The village includes five working farms, a health centre, village hall and other facilities and its adults tend to live in shared homes with co-workers in the village.

But it is believed a Charity Commission report this year advised the organisation to make changes to the way the co-workers were financially supported and managed.

The charity says it has also received tax advice which has led to it proposing to move co-workers to employees.

But campaigners with Action for Botton say the changes will destroy the culture and ethos of their unique communities, which are based on the principles of Rudolf Steiner.

They are also concerned that CVT is ending the core principle of “life-sharing” in which workers and residents live together in family-like settings.

At a recent public meeting at Danby Village Hall, 250 people unanimously vote to support Action for Botton in its campaign against the changes, which they say will replace its long-established system of voluntary working with standard, shift-working, minimum-wage employment contracts.

On Sunday, August 17, the group will be holding a candlelit vigil at Danby Church at 6.30pm, before walking towards the village with lanterns.

Action for Botton chairman Neil Davidson said: “Our campaign has already attracted support from nearly 3,000 well-wishers around the world.

“We are urging all our local supporters to attend the vigil which will be an opportunity to demonstrate our strong support for the many villagers, co-workers and their families who are against these proposals.”

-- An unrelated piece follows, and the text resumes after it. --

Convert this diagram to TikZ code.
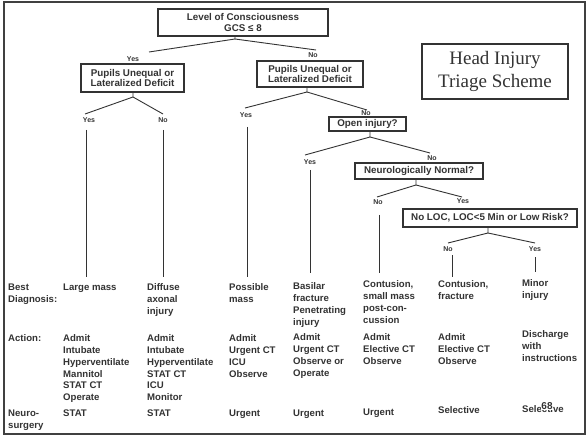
\documentclass[tikz,border=0pt]{standalone}
\usepackage{fontspec}
\setmainfont{Liberation Sans}
\newfontfamily\titlefont{Liberation Serif}
\definecolor{ink}{HTML}{333333}
\definecolor{framec}{HTML}{404040}
\begin{document}
\begin{tikzpicture}[x=1pt,y=-1pt,
  ln/.style={draw=ink,line width=0.9pt},
  qbox/.style={draw=ink,line width=1.1pt,inner sep=0pt,align=center,font=\bfseries\fontsize{9.8}{10.6}\selectfont,text=ink},
  yn/.style={font=\bfseries\fontsize{7}{7.5}\selectfont,text=ink,inner sep=0pt},
  cell/.style={anchor=north west,inner sep=0pt,align=left,font=\bfseries\fontsize{9.6}{11.8}\selectfont,text=ink},
]
\useasboundingbox (0,0) rectangle (588,438);
\fill[white] (0,0) rectangle (588,438);
\draw[draw=framec,line width=2.5pt] (4,2) rectangle (585,434);

% question boxes
\node[qbox,minimum width=170pt,minimum height=27pt] (loc) at (243,22.5) {Level of Consciousness\\GCS ≤ 8};
\node[qbox,minimum width=103pt,minimum height=28pt] (pl) at (132.5,78) {Pupils Unequal or\\Lateralized Deficit};
\node[qbox,minimum width=106pt,minimum height=26pt] (pr) at (310,74) {Pupils Unequal or\\Lateralized Deficit};
\node[qbox,minimum width=77pt,minimum height=14pt] (open) at (367.5,124) {Open injury?};
\node[qbox,minimum width=128pt,minimum height=16pt] (neuro) at (419,171) {Neurologically Normal?};
\node[qbox,minimum width=174pt,minimum height=18pt] (risk) at (490,218) {No LOC, LOC<5 Min or Low Risk?};
\node[draw=ink,line width=1.1pt,minimum width=146pt,minimum height=55pt,inner sep=0pt,align=center,
      font=\titlefont\fontsize{19}{23}\selectfont,text=ink] (title) at (495,71.5) {Head Injury\\Triage Scheme};

% level of consciousness split
\coordinate (locS) at (235,39);
\coordinate (locY) at (149,52);
\coordinate (locN) at (316,50);
\draw[ln] (loc.south -| locS) -- (locS) -- (locY);
\draw[ln] (locS) -- (locN);
\node[yn] (y1) at (133,59) {Yes};
\node[yn] (n1) at (313,55) {No};

% left pupils split
\coordinate (plS) at (133,97);
\coordinate (plY) at (85,114);
\coordinate (plN) at (163,114);
\draw[ln] (pl.south -| plS) -- (plS) -- (plY);
\draw[ln] (plS) -- (plN);
\node[yn] (y2) at (89,120) {Yes};
\node[yn] (n2) at (163,120) {No};
\coordinate (v1t) at (86,130);  \coordinate (v1b) at (86,277);
\coordinate (v2t) at (163,130); \coordinate (v2b) at (163,277);
\draw[ln] (v1t) -- (v1b);
\draw[ln] (v2t) -- (v2b);

% right pupils split
\coordinate (prS) at (307,92);
\coordinate (prY) at (245,108);
\coordinate (prN) at (367,110);
\draw[ln] (pr.south -| prS) -- (prS) -- (prY);
\draw[ln] (prS) -- (prN);
\node[yn] (y3) at (246,115) {Yes};
\node[yn] (n3) at (366,113.5) {No};
\coordinate (v3t) at (247,127); \coordinate (v3b) at (247,277);
\draw[ln] (v3t) -- (v3b);

% open injury split
\coordinate (opS) at (370,137);
\coordinate (opY) at (305,155);
\coordinate (opN) at (430,153);
\draw[ln] (open.south -| opS) -- (opS) -- (opY);
\draw[ln] (opS) -- (opN);
\node[yn] (y4) at (310,162.5) {Yes};
\node[yn] (n4) at (432,158) {No};
\coordinate (v4t) at (310,170); \coordinate (v4b) at (310,273);
\draw[ln] (v4t) -- (v4b);

% neuro split
\coordinate (nnS) at (416,185);
\coordinate (nnN) at (377,197);
\coordinate (nnY) at (462,197);
\draw[ln] (neuro.south -| nnS) -- (nnS) -- (nnN);
\draw[ln] (nnS) -- (nnY);
\node[yn] (n5) at (378,202) {No};
\node[yn] (y5) at (463,201) {Yes};
\coordinate (v5t) at (379,215); \coordinate (v5b) at (379,273);
\draw[ln] (v5t) -- (v5b);

% risk split
\coordinate (rkS) at (488,233);
\coordinate (rkN) at (448,243);
\coordinate (rkY) at (535,243);
\draw[ln] (risk.south -| rkS) -- (rkS) -- (rkN);
\draw[ln] (rkS) -- (rkY);
\node[yn] (n6) at (448,249) {No};
\node[yn] (y6) at (535,249) {Yes};
\coordinate (v6t) at (452,255); \coordinate (v6b) at (452,277);
\coordinate (v7t) at (535,257); \coordinate (v7b) at (535,272);
\draw[ln] (v6t) -- (v6b);
\draw[ln] (v7t) -- (v7b);

% row labels
\node[cell] (lbd) at (8,283.5) {Best\\Diagnosis:};
\node[cell] (lac) at (8,334.5) {Action:};
\node[cell] (lns) at (8,409.5) {Neuro-\\surgery};

% diagnoses
\node[cell] (d1) at (63,283.5) {Large mass};
\node[cell] (d2) at (147,283.5) {Diffuse\\axonal\\injury};
\node[cell] (d3) at (229,283.5) {Possible\\mass};
\node[cell] (d4) at (293,282.5) {Basilar\\fracture\\Penetrating\\injury};
\node[cell] (d5) at (363,280.5) {Contusion,\\small mass\\post-con-\\cussion};
\node[cell] (d6) at (438,280.5) {Contusion,\\fracture};
\node[cell] (d7) at (522,279.5) {Minor\\injury};

% actions
\node[cell] (a1) at (63,334.5) {Admit\\Intubate\\Hyperventilate\\Mannitol\\STAT CT\\Operate};
\node[cell] (a2) at (147,334.5) {Admit\\Intubate\\Hyperventilate\\STAT CT\\ICU\\Monitor};
\node[cell] (a3) at (229,334.5) {Admit\\Urgent CT\\ICU\\Observe};
\node[cell] (a4) at (293,333.5) {Admit\\Urgent CT\\Observe or\\Operate};
\node[cell] (a5) at (363,333.5) {Admit\\Elective CT\\Observe};
\node[cell] (a6) at (438,333.5) {Admit\\Elective CT\\Observe};
\node[cell] (a7) at (522,330.5) {Discharge\\with\\instructions};

% neurosurgery
\node[cell] (s1) at (63,409.5) {STAT};
\node[cell] (s2) at (147,409.5) {STAT};
\node[cell] (s3) at (229,409.5) {Urgent};
\node[cell] (s4) at (293,409.5) {Urgent};
\node[cell] (s5) at (363,408.5) {Urgent};
\node[cell] (s6) at (438,406.5) {Selective};
\node[cell] (s7) at (522,405.5) {Selective};
\node[fill=white,inner sep=0.3pt,font=\bfseries\fontsize{10}{10}\selectfont,text=ink] (pg) at (547,406.5) {68};
\end{tikzpicture}
\end{document}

Huw John, chief executive of Camphill Village Trust said the changes will still preserve the essence of a Camphill community and were already successfully working in several of its other communities.

“Communities that have already embraced the new model of working are creative, vibrant, happy places that have retained a strong sense of community whilst being modern, relevant, safe and financially viable,” he said.

“Local authorities are recognising the changes and are making new referrals for the first time in many years.

“People will still live and work alongside each other, but with a greater choice in the way in which this happens.

“Botton’s ethos relies upon the relationships of the people who live and work there; such relationships should not be dependent upon the employment status of the people giving care.”